La langosta: de comida de pobres a manjar de lujo

Hoy, pedir una langosta en un restaurante exclusivo puede costar lo mismo que un reloj de gama media. Es sinónimo de lujo, de cenas con vino blanco y velas. Sin embargo, durante siglos fue todo lo contrario: la langosta fue considerada un alimento despreciado, un recurso tan abundante que terminaba en los platos más humildes o directamente como fertilizante.

Este giro sorprendente en la percepción de la langosta —de comida de pobres a símbolo de alta cocina— es uno de los casos más llamativos en la historia de la gastronomía.

La langosta en tiempos coloniales: tan común como el pan duro

Durante el siglo XVII y XVIII, en las costas del noreste de Estados Unidos, las langostas eran tan abundantes que se amontonaban por toneladas tras las mareas. No era raro que llegaran solas a la orilla. Se recogían en baldes y se usaban para alimentar a los presos, a los sirvientes e incluso como fertilizante para los campos.

Tan poco valor se les daba, que hay documentos históricos donde los trabajadores se quejaban por tener que comer langosta todos los días. Algunos contratos laborales incluso estipulaban que no se les podía servir este crustáceo más de dos o tres veces por semana, porque se consideraba un trato inhumano.

El cambio de percepción: enlatado, trenes y ciudad

El cambio comenzó lentamente en el siglo XIX, cuando las langostas comenzaron a envasarse y distribuirse enlatadas hacia el interior del país, donde no se sabía de su mala fama. Allí, el sabor exótico y la textura firme llamaron la atención.

Con el auge del tren y el turismo hacia la costa este, los viajeros de clase alta empezaron a probar langosta fresca como parte de la experiencia. Restaurantes de Nueva York y Chicago la incluyeron en sus menús como una “delicatessen” marina. Lo que antes era despreciado en el pueblo pesquero, se convirtió en novedad para los habitantes de las grandes ciudades.

Escasez, marketing y lujo

Durante el siglo XX, la sobrepesca redujo la abundancia natural de langostas, lo que elevó su precio. Además, las campañas publicitarias de cadenas hoteleras y restaurantes de lujo ayudaron a posicionar la langosta como un platillo sofisticado. Su preparación se refinó: langosta a la thermidor, langosta con mantequilla clarificada, langosta al vino blanco.

Ya no era solo hervirla y servirla; ahora había ritual, presentación y exclusividad. Comer langosta pasó a ser un símbolo de estatus. Incluso hoy, es común encontrarla en menús de bodas, cenas de gala o cruceros de lujo.

El mito del lujo marino continúa

En la actualidad, una langosta fresca puede costar cientos de dólares dependiendo del tamaño, la especie y el lugar.
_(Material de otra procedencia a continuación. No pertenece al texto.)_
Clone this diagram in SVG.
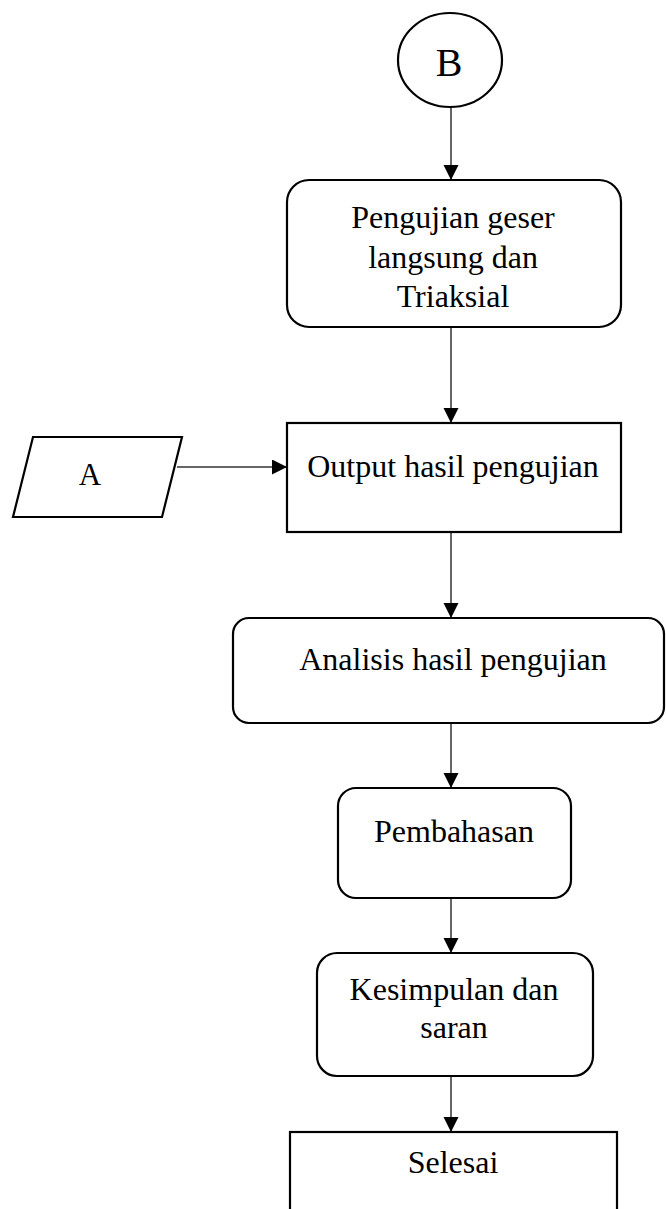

Su carne es codiciada por su sabor delicado, bajo contenido en grasa y textura firme. Restaurantes gourmet y chefs con estrellas Michelin la utilizan como base para platillos de autor.

Sin embargo, la langosta sigue siendo una paradoja culinaria: un manjar que nació de la abundancia y el desprecio, y que hoy reina en las mesas más exclusivas del mundo. Una historia que nos recuerda que el valor de un alimento no siempre viene del sabor, sino de su escasez, percepción social y, claro, de una buena narrativa.

Porque sí, lo que antes era considerado “comida de pobres”, hoy se sirve en platos de porcelana y se marida con champán.